Enfin, et c'est un sujet bien distinct de celui de la crise sanitaire, le projet de loi reprend des dispositions que vous aviez votées dans le projet de loi de financement de la sécurité sociale concernant la réforme du régime d'isolement et de contention en psychiatrie, pour renforcer l'intervention du juge des libertés et de la détention. Nous tirons les conséquences d'une censure du Conseil constitutionnel, qui ne portait pas sur le fond mais sur la forme : c'était un dispositif qui n'avait rien à faire dans un texte financier, alors qu'il a sa place dans ce projet de loi. Je salue, à cette occasion, l'engagement des professionnels de la santé mentale et de la psychiatrie. Je sais combien ces dispositions, très attendues, sont indispensables pour offrir un cadre juridique solide et stable à des situations très particulières.
Nous aurons l'occasion de revenir d'une manière approfondie sur les différentes mesures que comporte le projet de loi. Ma conviction est que c'est un texte équilibré, proportionné à l'enjeu d'une cinquième vague qui voit partout dans le monde, y compris chez nos voisins, les gouvernements faire le choix de la vigilance, de la prudence et de la protection. Nous suivons une approche graduée, raisonnable, qui fait le pari, pour que la vie continue, qu'il ne faut pas qu'elle s'arrête.
Le Gouvernement a déposé, dès l'examen en commission, quelques amendements que je vais me permettre, par respect pour les parlementaires, de présenter brièvement.

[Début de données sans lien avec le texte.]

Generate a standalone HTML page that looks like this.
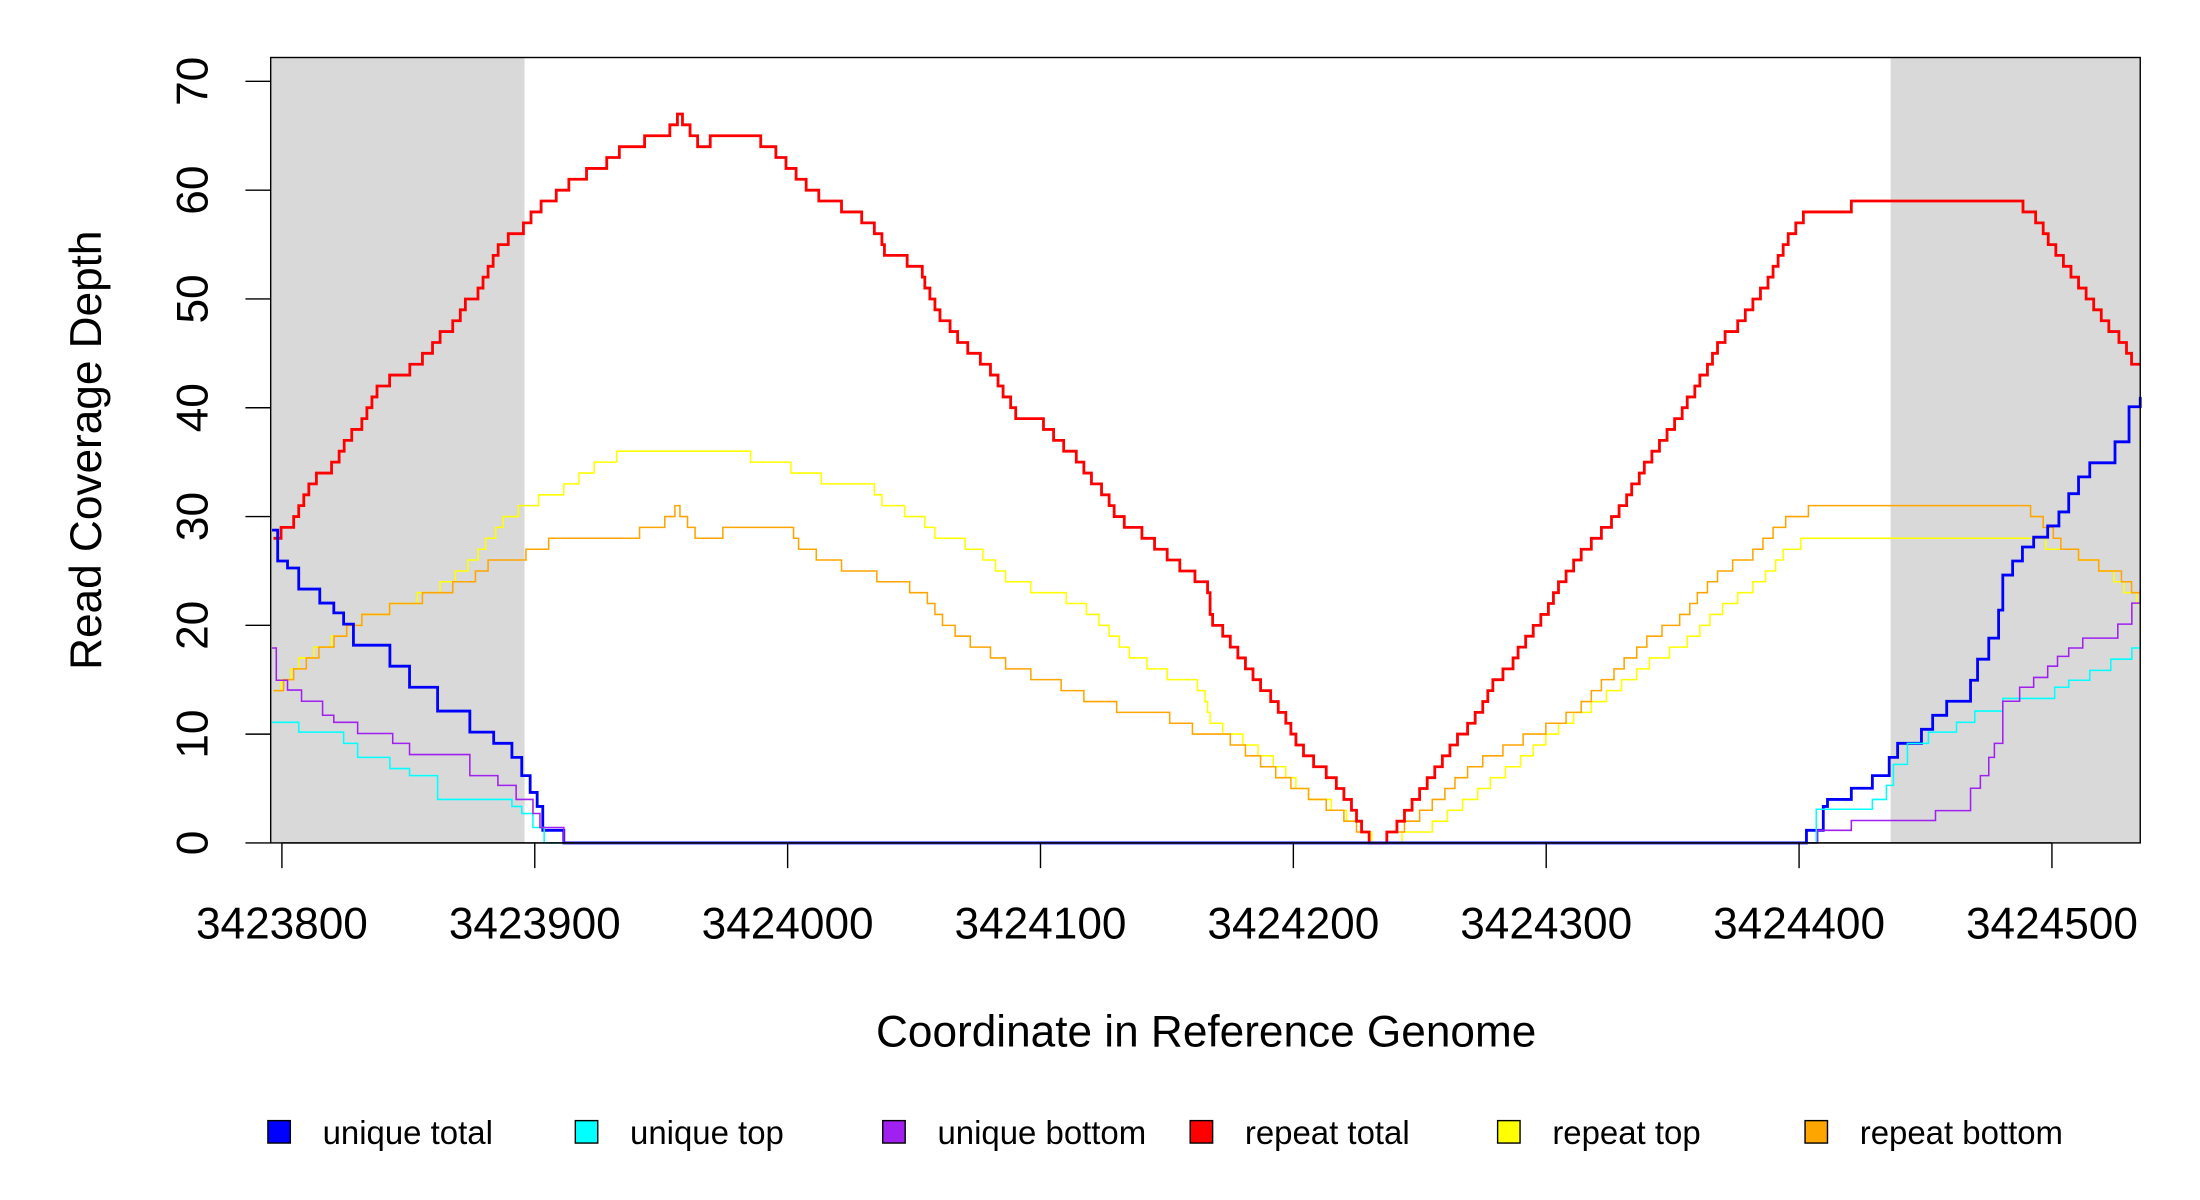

D'abord, nous souhaitons prolonger au-delà du 31 décembre trois dispositifs qui font l'objet de très fortes attentes, notamment la possibilité d'accorder une garantie de financement aux établissements de santé afin d'éviter toute rupture de trésorerie et de sécuriser les financements à l'heure où nous demandons des déprogrammations de soins. Nous voulons également prolonger le dispositif d'indemnisation des pertes d'activité pour les médecins exerçant dans les établissements de santé privés, alors que nous leur demandons de venir prêter main-forte et d'être pleinement mobilisés dans la lutte contre le covid. Il s'agit aussi de prolonger la prise en charge à 100 % par l'assurance maladie de tous les actes de téléconsultation, qui ont montré leur efficacité – je rappelle que nous sommes passés de 10 000 à 1 million de téléconsultations par semaine, notamment grâce à la prise en charge à 100 %, qui rend les choses simples.
Nous tirerons aussi, par un amendement de cohérence, les conséquences de la déclaration de l'état d'urgence sanitaire en Martinique, hier, par décret.

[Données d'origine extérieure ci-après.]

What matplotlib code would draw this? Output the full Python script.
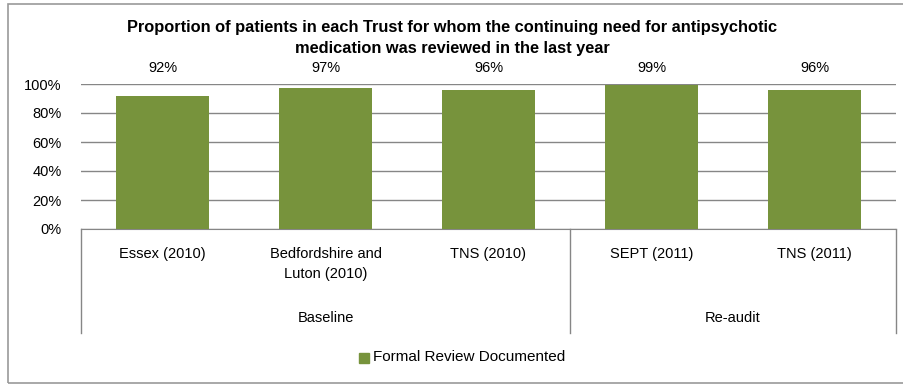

Enfin, trois amendements viseront à proroger certaines adaptations techniques et consensuelles adoptées lors des étapes précédentes de la crise sanitaire, notamment en ce qui concerne les règles de réunion des assemblées générales de copropriétaires, afin de tenir compte des conséquences de l'épidémie, qui peuvent faire obstacle à la tenue des réunions. Nous adapterons aussi les règles relatives à la constitution des cours d'assises pour assurer la continuité d'exercice de ces juridictions, et nous prolongerons les conditions d'organisation des examens et des concours de la fonction publique, par parallélisme avec des adaptations déjà prorogées concernant des examens dans l'enseignement supérieur.